Odetta, Folk Music, and Social Activism (NOTE: panel discussion 4:30–6:30 p.m. in McCosh 10; concert at 8:30 p.m. in Richardson Auditorium)
April 9, 2009. Cosponsored by the Center for African American Studies, the Program in American Studies, the Program in Women and Gender, the Departments of History, Music, and Religion, the Humanities Council, the Centers for Human Values and the Study of Religion, the Lewis Center for the Performing Arts, the James Madison Program, Graduate School Office of Academic Affairs and Diversity, Princeton Theological Seminary, the Vice President for Campus Life, and the Office of Religious Life,
and the Spencer Trask Fund of University Public Lectures
The panel discussion will include Oscar Brand, Judith Casselberry, Olivia Greer, Matthew Frye Jacobson, Albert J. Raboteau, and Bernice Johnson Reagon. The topic, “Odetta, American Folk Music, and Social Activism,” will provide the opportunity for the panelists to consider the cultural traditions that influenced Odetta’s musical development, her significant contributions to the preservation of African American and American folk musics, and the broad scope of her musical influence.
The 8:30 p.m. concert, “A Tribute to Odetta” will feature Ruby Dee, Guy Davis, Bernice Johnson Reagon, Toshi Reagon, Sonia Sanchez, Lizz Wright, and others. Free ticket for concert required: See http://www.princeton.edu/africanamericanstudies/news/events/odetta.xml for ticket information.

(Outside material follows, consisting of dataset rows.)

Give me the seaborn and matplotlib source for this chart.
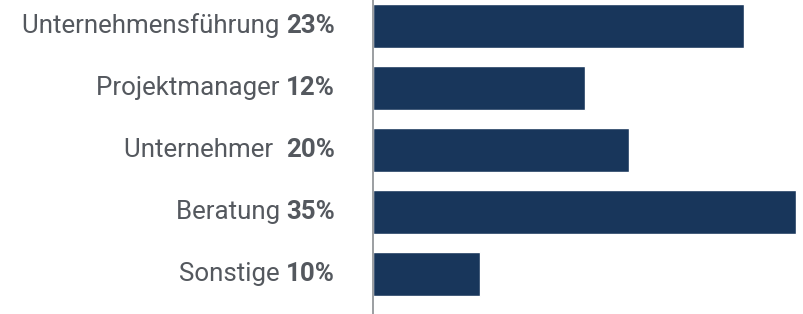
import matplotlib
matplotlib.use("Agg")
import matplotlib.pyplot as plt
import seaborn as sns
import pandas as pd

# Daten
kategorien = ["Unternehmensführung", "Projektmanager", "Unternehmer ", "Beratung", "Sonstige"]
prozent_labels = ["23%", "12%", "20%", "35%", "10%"]
# Balkenlängen (aus dem Bild abgelesen, nicht proportional zu den Labels)
balken = [30.7, 17.6, 21.2, 35.0, 8.9]

sns.set_theme(style="white")
plt.rcParams['font.family'] = ['Roboto', 'DejaVu Sans']

df = pd.DataFrame({"Kategorie": kategorien, "Wert": balken})

fig = plt.figure(figsize=(8.04, 3.14), dpi=100)
ax = fig.add_axes([373 / 804, 0, 431 / 804, 1])

sns.barplot(data=df, x="Wert", y="Kategorie", orient="h", color="#18365b",
            saturation=1, width=0.71, ax=ax)

ax.set_xlim(0, 35.7)
ax.set_ylim(4.645, -0.42)
ax.set_xlabel("")
ax.set_ylabel("")
ax.set_xticks([])
ax.set_yticks([])

for s in ["top", "right", "bottom"]:
    ax.spines[s].set_visible(False)
ax.spines["left"].set_color("#8a8d91")
ax.spines["left"].set_linewidth(1.2)

textfarbe = "#54585e"
fs = 18.6
for i, (name, pct) in enumerate(zip(kategorien, prozent_labels)):
    t = ax.annotate(pct, xy=(0, i), xycoords=("axes fraction", "data"),
                    xytext=(-38, 0), textcoords="offset pixels",
                    ha="right", va="center", fontsize=fs, fontweight="bold",
                    color=textfarbe)
    ax.annotate(name + " ", xy=(0, 0), xycoords=t, ha="right", va="bottom",
                fontsize=fs, color=textfarbe)

fig.savefig("out.png", dpi=100)
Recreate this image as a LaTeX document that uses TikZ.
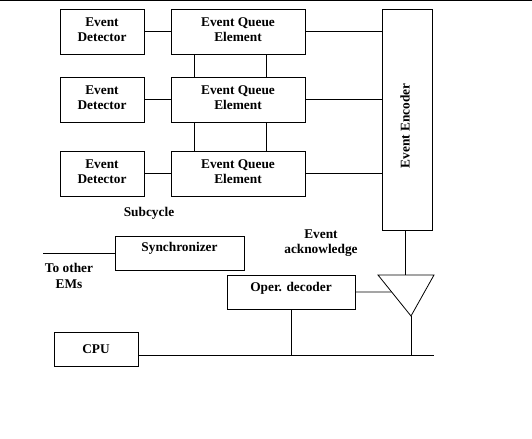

Few performers did more than Odetta to preserve and promote American folk musics, and her influence on a wide range of musicians—from Bob Dylan, Janis Joplin, and Joan Amatrading to Cassandra Wilson, Jewel, and Tracy Chapman, among others—was unmatched. Her influence extended far beyond the realm of musical performers, however. When asked late in life about what music had been important to her for her activist work, Rosa Parks responded, “Essentially, all the songs of Odetta.” Parks is not the only participant in the Civil Rights Movement to have learned and drawn inspiration from Odetta’s music. Odetta’s political and cultural contributions to the Civil Rights Movement and to ongoing struggles for human rights are a major part of her legacy.